Insurance salesmen Boswell (Bert Wheeler) and Ganzy (Robert Woolsey) are pedalling their tandem along the road when they hear a siren and a motorcycle cop appears, pulling them over. He tells them they're going to get a ticket for a traffic violation, but the fast-talking duo manage to distract him with one of their policies; as Ganzy does so, another driver draws up and stops to wait for them to finish. Sensing another business opportunity, Boswell is dispatched to discuss a policy with her, finds out she is rich heiress Mary Marsh (Dorothy Lee), and before they know it they have decided to help with her hotel...
The comedy team of Wheeler and Woolsey truly belonged to another era of entertainment, not least because in film in the 21st Century the notion of a Hollywood comedy team who regularly made big screen appearance seems so archaic. In television, for whatever reason, it remained common up to a point, but for the movies it was as if there came a stage when comedians settled on vehicles which highlighted themselves as solo performers, or would see them coupled with another star for wider box office appeal - just not over and over again. There was of course another reason why this particular team seemed rather past it.
Not back in the thirties, when Wheeler and Woolsey could boast a level of success up there with the likes of Laurel and Hardy and The Marx Brothers - indeed, Hook Line and Sinker was one of the biggest hits of its year, and helped to keep its studio RKO afloat as the Depression began to bite across the nation. Their humour had a reputation for being far more risque than many of their contemporaries, a quality which dipped once the censorious Production Code was put in place and caused it to grow broader and more toned down; that said, even watching something like this among their Pre-Code titles it surprising what was considered near the knuckle to our modern eyes.

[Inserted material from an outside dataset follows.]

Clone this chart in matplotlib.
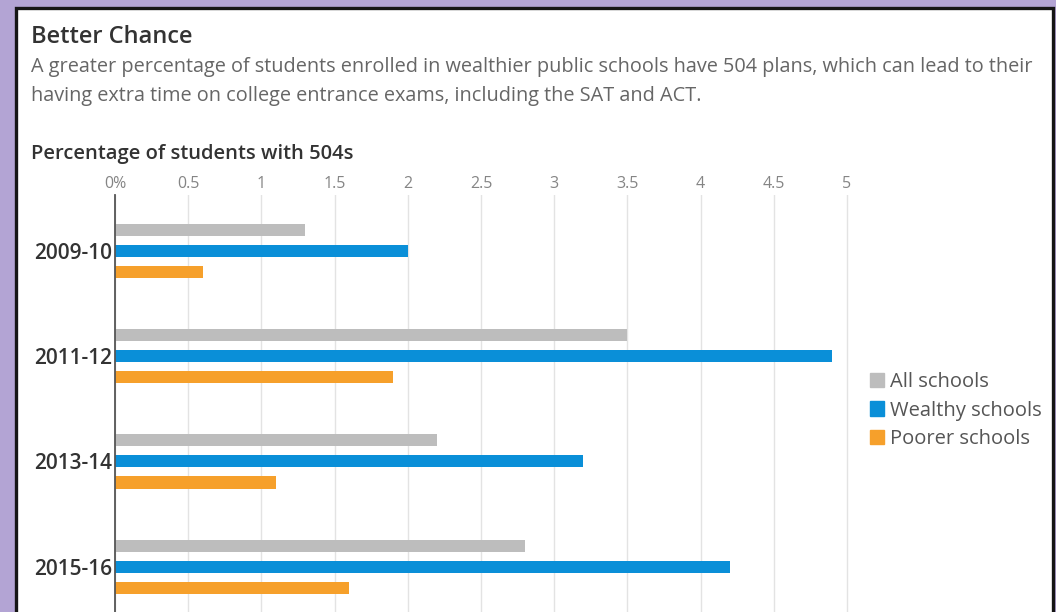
import matplotlib
matplotlib.use('Agg')
import numpy as np
import matplotlib.pyplot as plt
from matplotlib.patches import Rectangle, Patch

# percentage of students with 504 plans, by school year
years = ['2009-10', '2011-12', '2013-14', '2015-16']
all_schools = [1.3, 3.5, 2.2, 2.8]
wealthy = [2.0, 4.9, 3.2, 4.2]
poorer = [0.6, 1.9, 1.1, 1.6]
series_names = ['All schools', 'Wealthy schools', 'Poorer schools']
tick_vals = [0, 0.5, 1, 1.5, 2, 2.5, 3, 3.5, 4, 4.5, 5]
tick_labels = ['0%', '0.5', '1', '1.5', '2', '2.5', '3', '3.5', '4', '4.5', '5']

GRAY, BLUE, ORANGE = '#bdbdbd', '#0a8fd8', '#f6a02b'
FONT = 'Open Sans'

W, H = 1056, 612
fig = plt.figure(figsize=(W / 100, H / 100), dpi=100)
fig.patch.set_facecolor('#b3a4d4')

# white card with dark outline, cut off at the bottom
fig.add_artist(Rectangle((16 / W, -0.05), (1053 - 16) / W, 1 - 8 / H + 0.05,
                         transform=fig.transFigure, facecolor='white',
                         edgecolor='#151515', linewidth=2.4, zorder=0))

fig.text(31 / W, 1 - 37 / H, 'Better Chance', family=FONT, fontsize=17,
         fontweight='semibold', color='#333333', va='center', ha='left')
fig.text(31 / W, 1 - 67 / H,
         'A greater percentage of students enrolled in wealthier public schools have 504 plans, '
         'which can lead to their', family=FONT, fontsize=14.3, color='#666666',
         va='center', ha='left')
fig.text(31 / W, 1 - 96 / H,
         'having extra time on college entrance exams, including the SAT and ACT.',
         family=FONT, fontsize=14.3, color='#666666', va='center', ha='left')
fig.text(31 / W, 1 - 154 / H, 'Percentage of students with 504s', family=FONT,
         fontsize=14.5, fontweight='semibold', color='#333333', va='center', ha='left')

ax_l, ax_r, ax_t = 115, 850, 195
ax = fig.add_axes([ax_l / W, 0, (ax_r - ax_l) / W, (H - ax_t) / H])
ax.set_facecolor('none')

y = np.arange(len(years))
bh, off = 0.115, 0.2
ax.barh(y - off, all_schools, height=bh, color=GRAY, zorder=3)
ax.barh(y, wealthy, height=bh, color=BLUE, zorder=3)
ax.barh(y + off, poorer, height=bh, color=ORANGE, zorder=3)

ax.set_xlim(0, 5 * (ax_r - ax_l) / (847 - ax_l))
ax.set_ylim(3.43, -0.53)

ax.xaxis.tick_top()
ax.set_xticks(tick_vals)
ax.set_xticklabels(tick_labels, family=FONT, fontsize=11.5, color='#858585')
ax.tick_params(axis='x', length=0, pad=2)
ax.set_yticks(y)
ax.set_yticklabels(years, family=FONT, fontsize=15, fontweight='semibold', color='#333333')
ax.tick_params(axis='y', length=0, pad=2)

ax.grid(axis='x', color='#e3e3e3', linewidth=1, zorder=0)
for s in ('top', 'right', 'bottom'):
    ax.spines[s].set_visible(False)
ax.spines['left'].set_color('#555555')
ax.spines['left'].set_linewidth(1.3)
ax.spines['left'].set_zorder(4)

handles = [Patch(color=c, label=n) for c, n in zip([GRAY, BLUE, ORANGE], series_names)]
fig.legend(handles=handles, loc='upper left', bbox_to_anchor=(862 / W, 1 - 364 / H),
           frameon=False, handlelength=0.7, handleheight=0.7, handletextpad=0.3,
           labelspacing=0.42, prop={'family': FONT, 'size': 14.5}, labelcolor='#555555',
           borderaxespad=0)

fig.savefig('out.png', dpi=100, facecolor=fig.get_facecolor())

Sure, there are a few mild double entendres, and one character keeps calling Ganzy "Pansy" much to his chagrin, but jokes would get away with a lot more decades later. Opinion is split on Hook Line and Sinker anyway: although it was one of their biggest hits, there are those who don't regard it as their best, and it's true it is somewhat in the shadow of The Marx Brothers' breakthrough from the previous year, the similarly hotel set The Cocoanuts. It could be what audiences found amusing then has not endured, and that Wheeler and Woolsey remain of largely academic interest to students of the era, though even then they are fairly forgotten except amongst the diehards.
This was not a double act with a straight man, as both shared the comic lines, though they had fairly well crafted personas, with Wheeler the more childlike one and Woolsey the go-getter who leads them both into their schemes. In this case it's the hotel business, which for added complication is where gangsters stash their loot in the basement, which was not a problem until Boswell and Ganzy spruced it up and planted stories in the media that it was actually the haunt of the rich. Their ruse works and soon they are enjoying the presence of the great and good, who place their valuables in the safe, which becomes the main target of the criminals when they show up to sort things out to their satisfaction. It was basic stuff, merely an excuse to stage various skits very typical of the era, though vintage comedy fans might be interested to spot Hugh Herbert before he adopted his "Woo-hoo!" catchphrase as the house detective. It all ends in a big shootout, an action flavoured climax which at least livens it up.